Dilemas éticos em cena

Você sai comovido, com os olhos vermelhos e a cabeça a mil. Esses são alguns dos efeitos colaterais provocados por Sangue ruim, peça que estreou no início do mês (1/4) no Museu da Vida, na Fundação Oswaldo Cruz (Fiocruz).

Escrita pelo inglês Paul Sirett, da companhia Theatrescience, e dirigida por Wanda Hamilton, do museu carioca, a peça aborda, de forma impactante e provocativa, a polêmica questão dos ensaios clínicos em pesquisas sobre Aids.

O que envolve uma pesquisa com seres humanos? Até que ponto se pode ir? Essas são algumas das reflexões que a montagem propõe ao tratar de um novo medicamento contra a doença testado em mulheres africanas grávidas.

O que envolve uma pesquisa com seres humanos? Até que ponto se pode ir?

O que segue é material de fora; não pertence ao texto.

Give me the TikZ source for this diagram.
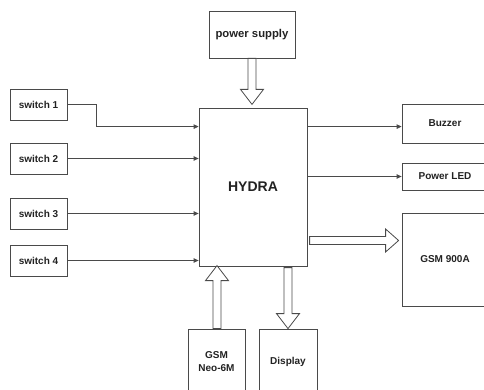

Apesar da seriedade do tema, há também uma boa dose de humor, principalmente nas primeiras cenas, quando Claire (Paula Alexander), pesquisadora inglesa de renome, e Patrice (Izak Dahora), jovem funcionário do hospital, se conhecem.

Ela, cética, séria, obsessiva e workaholic. Ele, afetivo, sedutor, curioso e ingênuo (mas nem tanto). Os dois estão no escritório de Claire. O ano é 1997. A pesquisadora examina os efeitos de um medicamento alternativo ao tradicional AZT.

Patrice se diz interessado em aprender inglês e, assim, conquista a intimidade da moça. No desenrolar da história, o jovem africano faz surgir informações bombásticas sobre seu real interesse na relação e a peça ganha força com muitas reviravoltas.   

A trilha sonora é um dos pontos altos. Pitadas de jazz e blues remetem aos anos 1930 nos Estados Unidos e ao caso Tuskegee, ocorrido no Alabama em 1932 e mencionado ao longo da peça (leia o boxe abaixo).

Bad Blood Blues, nome original da peça, já deflagra o papel central da música na história. Em sua montagem no Theatre Royal Stratford East, em Londres, o músico era mais um ator em cena, que tocava ao vivo para a plateia.

Expandindo o debate

Além de Londres, a peça também já foi montada na Índia. Foi lá, em um evento de divulgação científica, que Luisa Massarani, coordenadora do Museu da Vida, conheceu o autor da peça e começou a negociar a adaptação brasileira.

“Temos buscado estratégias diferentes para atrair o interesse do público em ciência e tecnologia. Uma delas é a procura de peças interessantes que tragam reflexões e tenham impacto sobre a sociedade”, explica Luisa.

Por trás do encontro entre Luisa e Paul e das negociações para a montagem no Museu da Vida, há uma personagem importante: a médica indiana Hemalatha Somsekhar, da Fundação de Saúde Pública da Índia e divulgadora de ciência.

Na estreia da peça, foi ela quem abriu o debate pós-apresentação. Começou com dados duros: de 15% a 30% das mulheres portadoras do HIV passam o vírus para os filhos durante a gravidez, e entre 5% e 20% dos bebês se contaminam na amamentação. 

peça Sangue ruim
Debate posterior à apresentação, com os atores Paula Alexander e Izak Dahora, a médica indiana Hemalhata Somsekhar (ao microfone) e Wanda Hamilton, diretora da peça (à direita). (foto: Vinícius Pequeno – COC/Fiocruz)

Em seguida, disparou uma série de questões éticas: será que é certo fazer um teste clínico com o uso de placebo (substância inócua), deixando um grupo de portadores do vírus letal sem acesso ao medicamento testado? E se ele for eficiente? Quantas mortes poderiam ter sido evitadas?

Mas e se, ao contrário, o teste mostrar que o tratamento é nocivo ao paciente? Como todo bom debate científico, o evento deixou mais perguntas do que respostas.

Sangue ruim
de terça a quinta, 10:30 e 13:30
Museu da Vida (Av. Brasil 4365, Manguinhos)
Tel.: 21 2590-6747
Até 30 de junho


Gabriela Reznik

Ciência Hoje On-line

Crime ético
O estudo de Tuskegee, que valeu até uma desculpa pública do ex-presidente dos Estados Unidos Bill Clinton, teve início em 1932, em Tuskegee, no Alabama, e durou 40 anos. Cientistas do Serviço Público de Saúde dos Estados Unidos utilizaram homens negros e pobres em ensaios clínicos que supostamente buscavam a cura da sífilis. A pesquisa envolveu 600 voluntários – 399 com sífilis e 201 sem a doença –, que nunca receberam tratamento adequado. Mesmo quando a penicilina foi apontada como a melhor forma de combater a sífilis em 1947, essa opção não foi oferecida aos voluntários.